Exercise prompt:
Give back every line exactly as it appears, pictures excluded.

◇ ◇ ◇ ◇ ◇ ◇ ◇

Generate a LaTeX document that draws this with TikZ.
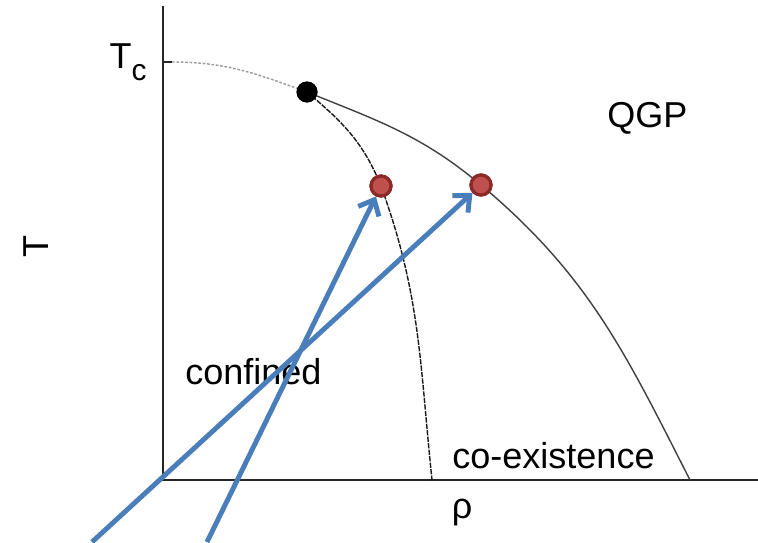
\documentclass[tikz,border=0pt]{standalone}
\usepackage{fontspec}
\setmainfont{Liberation Sans}
\usepackage{xcolor}
\usepackage{tikz}
\usetikzlibrary{arrows.meta,positioning}

\definecolor{arrowblue}{RGB}{74,126,187}
\definecolor{dotfill}{RGB}{192,80,77}
\definecolor{dotdraw}{RGB}{140,42,40}

\begin{document}
\begin{tikzpicture}[
    axis/.style={draw=black!85,line width=1.1pt},
    curve/.style={draw=black!75,line width=0.8pt},
    label/.style={font=\fontsize{20.5}{24}\selectfont,inner sep=0pt},
    crit/.style={circle,fill=black,minimum size=0.42cm,inner sep=0pt},
    point/.style={circle,fill=dotfill,draw=dotdraw,line width=1.8pt,minimum size=0.40cm,inner sep=0pt},
    arrow/.style={-{Straight Barb[length=2.6mm,width=4.6mm]},draw=arrowblue,line width=2.8pt}
]
\useasboundingbox (0,0) rectangle (15.16,10.84);
% axes
\coordinate (origin) at (3.26,1.24);
\coordinate (ytop) at (3.26,10.72);
\coordinate (xend) at (15.16,1.24);
\coordinate (tick) at (3.44,9.6);
\draw[axis] (ytop) -- (origin) -- (xend);
\draw[axis] (origin |- tick) -- (tick);
% points on the phase lines
\node[crit] (cp) at (6.14,9.0) {};
\node[point] (p1) at (7.62,7.12) {};
\node[point] (p2) at (9.62,7.14) {};
\coordinate (innerend) at (8.64,1.24);
\coordinate (outerend) at (13.8,1.24);
% phase lines
\draw[draw=black!40,line width=0.8pt,dash pattern=on 1.5pt off 1pt] (tick) to[out=0,in=160] (cp.center);
\draw[curve,draw=black!90,dash pattern=on 3pt off 0.7pt] (cp.center) to[out=-40,in=112] (p1.center) to[out=-70,in=96] (innerend);
\draw[curve] (cp.center) to[out=-22,in=140] (p2.center) to[out=-40,in=117] (outerend);
\node[crit] at (cp) {};
\node[point] at (p1) {};
\node[point] at (p2) {};
% labels
\node[label] (tc) at (2.56,9.6) {T\raisebox{-0.32em}{\fontsize{17}{17}\selectfont c}};
\node[label,rotate=90] (tlab) at (0.72,5.92) {T};
\node[label] (rho) at (9.24,0.58) {ρ};
\node[label,anchor=base west] (qgp) at (12.14,8.30) {QGP};
\node[label,anchor=base west] (conf) at (3.70,3.16) {confined};
\node[label,anchor=base west] (coex) at (9.04,1.48) {co-existence};
% arrows
\coordinate (srca) at (4.14,0);
\coordinate (srcb) at (1.84,0);
\draw[arrow] (srca) -- (p1);
\draw[arrow] (srcb) -- (p2);
\end{tikzpicture}
\end{document}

◇ ◇ ◇ ◇ ◇ ◇ ◇

Reply:
Generate a LaTeX document that draws this with TikZ.
\documentclass[tikz,border=0pt]{standalone}
\usepackage{fontspec}
\setmainfont{Liberation Sans}
\usepackage{xcolor}
\usepackage{tikz}
\usetikzlibrary{arrows.meta,positioning}

\definecolor{arrowblue}{RGB}{74,126,187}
\definecolor{dotfill}{RGB}{192,80,77}
\definecolor{dotdraw}{RGB}{140,42,40}

\begin{document}
\begin{tikzpicture}[
    axis/.style={draw=black!85,line width=1.1pt},
    curve/.style={draw=black!75,line width=0.8pt},
    label/.style={font=\fontsize{20.5}{24}\selectfont,inner sep=0pt},
    crit/.style={circle,fill=black,minimum size=0.42cm,inner sep=0pt},
    point/.style={circle,fill=dotfill,draw=dotdraw,line width=1.8pt,minimum size=0.40cm,inner sep=0pt},
    arrow/.style={-{Straight Barb[length=2.6mm,width=4.6mm]},draw=arrowblue,line width=2.8pt}
]
\useasboundingbox (0,0) rectangle (15.16,10.84);
% axes
\coordinate (origin) at (3.26,1.24);
\coordinate (ytop) at (3.26,10.72);
\coordinate (xend) at (15.16,1.24);
\coordinate (tick) at (3.44,9.6);
\draw[axis] (ytop) -- (origin) -- (xend);
\draw[axis] (origin |- tick) -- (tick);
% points on the phase lines
\node[crit] (cp) at (6.14,9.0) {};
\node[point] (p1) at (7.62,7.12) {};
\node[point] (p2) at (9.62,7.14) {};
\coordinate (innerend) at (8.64,1.24);
\coordinate (outerend) at (13.8,1.24);
% phase lines
\draw[draw=black!40,line width=0.8pt,dash pattern=on 1.5pt off 1pt] (tick) to[out=0,in=160] (cp.center);
\draw[curve,draw=black!90,dash pattern=on 3pt off 0.7pt] (cp.center) to[out=-40,in=112] (p1.center) to[out=-70,in=96] (innerend);
\draw[curve] (cp.center) to[out=-22,in=140] (p2.center) to[out=-40,in=117] (outerend);
\node[crit] at (cp) {};
\node[point] at (p1) {};
\node[point] at (p2) {};
% labels
\node[label] (tc) at (2.56,9.6) {T\raisebox{-0.32em}{\fontsize{17}{17}\selectfont c}};
\node[label,rotate=90] (tlab) at (0.72,5.92) {T};
\node[label] (rho) at (9.24,0.58) {ρ};
\node[label,anchor=base west] (qgp) at (12.14,8.30) {QGP};
\node[label,anchor=base west] (conf) at (3.70,3.16) {confined};
\node[label,anchor=base west] (coex) at (9.04,1.48) {co-existence};
% arrows
\coordinate (srca) at (4.14,0);
\coordinate (srcb) at (1.84,0);
\draw[arrow] (srca) -- (p1);
\draw[arrow] (srcb) -- (p2);
\end{tikzpicture}
\end{document}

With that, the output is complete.